Swimming in A Pool of Atoms and Molecules

For microscopic swimmers, near atomic levels, paddling is difficult because at such tiny lengths, water seems to be as thick as honey. Imagine if you will, swimming in a pool packed full of small beach balls instead of water. Not only would swimming be a difficult task, the simple action of moving from one of the pool to the other would require an enormous amount of effort and be very difficult due to the "viscosity' of the beach balls through which you were moving.

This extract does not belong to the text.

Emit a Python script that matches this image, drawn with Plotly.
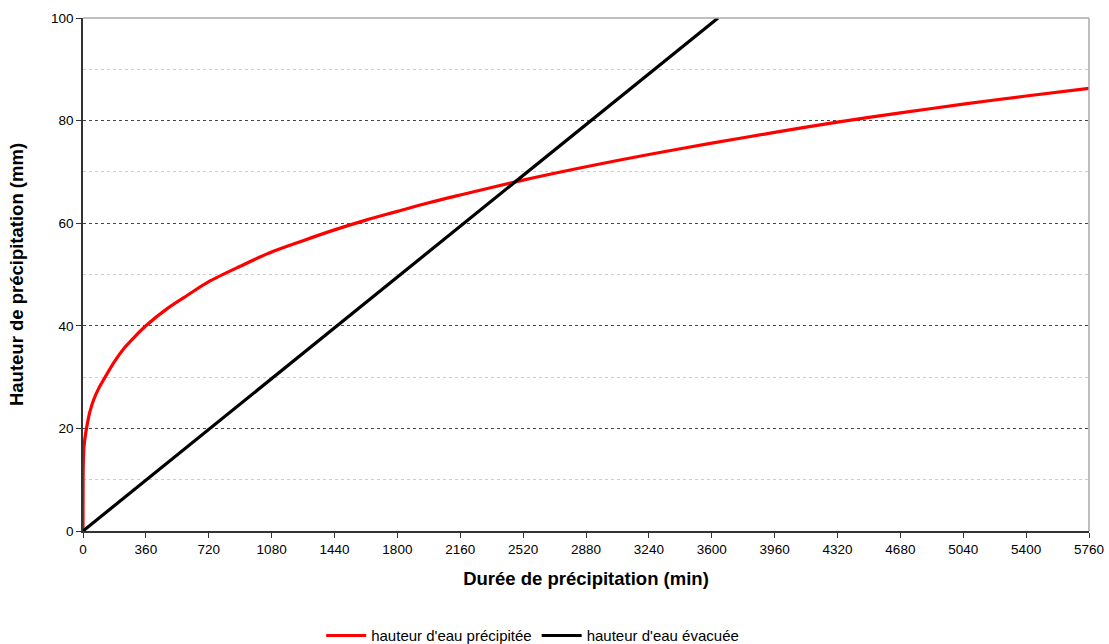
import plotly.graph_objects as go

# Durée (min) and hauteur précipitée (mm)
t_prec = [0, 0.5, 2, 6, 10, 20, 40, 60, 90, 120, 180, 240, 300, 360, 480, 600, 720,
          900, 1080, 1260, 1440, 1620, 1800, 1980, 2160, 2520, 2880, 3240, 3600,
          3960, 4320, 4680, 5040, 5400, 5760]
h_prec = [0, 10, 13.5, 16.5, 17.8, 20, 23.3, 25.5, 27.8, 29.6, 33, 35.8, 38, 40,
          43.3, 46, 48.6, 51.6, 54.4, 56.6, 58.7, 60.6, 62.3, 64, 65.5, 68.4, 71,
          73.4, 75.6, 77.7, 79.7, 81.5, 83.2, 84.8, 86.3]

# hauteur évacuée (mm): straight line
t_evac = [0, 3636]
h_evac = [0, 100]

x_ticks = list(range(0, 5761, 360))

fig = go.Figure()
fig.add_trace(go.Scatter(x=t_prec, y=h_prec, mode="lines",
                         line=dict(color="#ff0000", width=3.2, shape="spline", smoothing=0.8),
                         name="hauteur d'eau précipitée"))
fig.add_trace(go.Scatter(x=t_evac, y=h_evac, mode="lines",
                         line=dict(color="#000000", width=3.2),
                         name="hauteur d'eau évacuée"))

fig.update_layout(
    width=1109, height=644,
    margin=dict(l=83, r=20, t=18, b=113, autoexpand=False),
    paper_bgcolor="white", plot_bgcolor="white",
    font=dict(family="Liberation Sans, Arial, sans-serif", size=13, color="#000"),
    showlegend=True,
    legend=dict(orientation="h", x=0.447, xanchor="center", y=-0.172, yanchor="top",
                font=dict(size=15), itemwidth=40, tracegroupgap=0, itemclick=False),
    xaxis=dict(range=[0, 5760], tickvals=x_ticks, ticktext=[str(v) for v in x_ticks],
               automargin=False, ticklabeloverflow="allow",
               showgrid=False, zeroline=False, showline=True, linecolor="#333", linewidth=1.5,
               ticks="outside", ticklen=5, tickcolor="#333", tickfont=dict(size=13.5),
               title=dict(text="<b>Durée de précipitation (min)</b>", font=dict(size=18.5), standoff=16)),
    yaxis=dict(range=[0, 100], dtick=20, showgrid=True, gridcolor="#444", griddash="dot", gridwidth=1,
               automargin=False,
               zeroline=False, showline=True, linecolor="#333", linewidth=1.5,
               ticks="outside", ticklen=5, tickcolor="#333", tickfont=dict(size=13.5),
               minor=dict(dtick=10, showgrid=True, gridcolor="#cccccc", griddash="dot", gridwidth=1),
               title=dict(text="<b>Hauteur de précipitation (mm)</b>", font=dict(size=18.5), standoff=23)),
)
fig.add_shape(type="line", xref="paper", yref="paper", x0=0, x1=1, y0=1, y1=1,
              line=dict(color="#aaaaaa", width=1.5))
fig.add_shape(type="line", xref="paper", yref="paper", x0=1, x1=1, y0=0, y1=1,
              line=dict(color="#aaaaaa", width=1.5))

fig.write_html("out.html", config={"displayModeBar": False},
               post_script="document.body.style.margin='0px';document.body.style.overflow='hidden';")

In an attempt to circumnavigate this viscosity, scientists from the University of Sheffield in England and their fellow colleagues have managed to develop plastic swimmers without any moving parts. The elimination of external "appendages", though they tend to aid in the movement of some objects through fluids, also add to the resistance experienced by the main body. They began their experiment by coating 1.6-micron-wide balls on one side with a very thin layer of platinum and then placed them in a solution comprised of hydrogen peroxide and water. The platinum metal catalyzes the breakdown of hydrogen peroxide into oxygen and water, which in turn propels the balls at speeds of up to five microns per second through the solution. To further show relationship, this is half as fast as comparably sized bacteria move. After a few seconds, though, the balls begin to get crowded and push around the surrounding atoms and molecules and finally begin to wander aimlessly.

The scientists propose that magnetic fields might help guide the swimmers and contribute to longer paths of purpose. They also suggest they might be able to adapt them for guided work in fluids such as blood, to help deliver drugs within the body.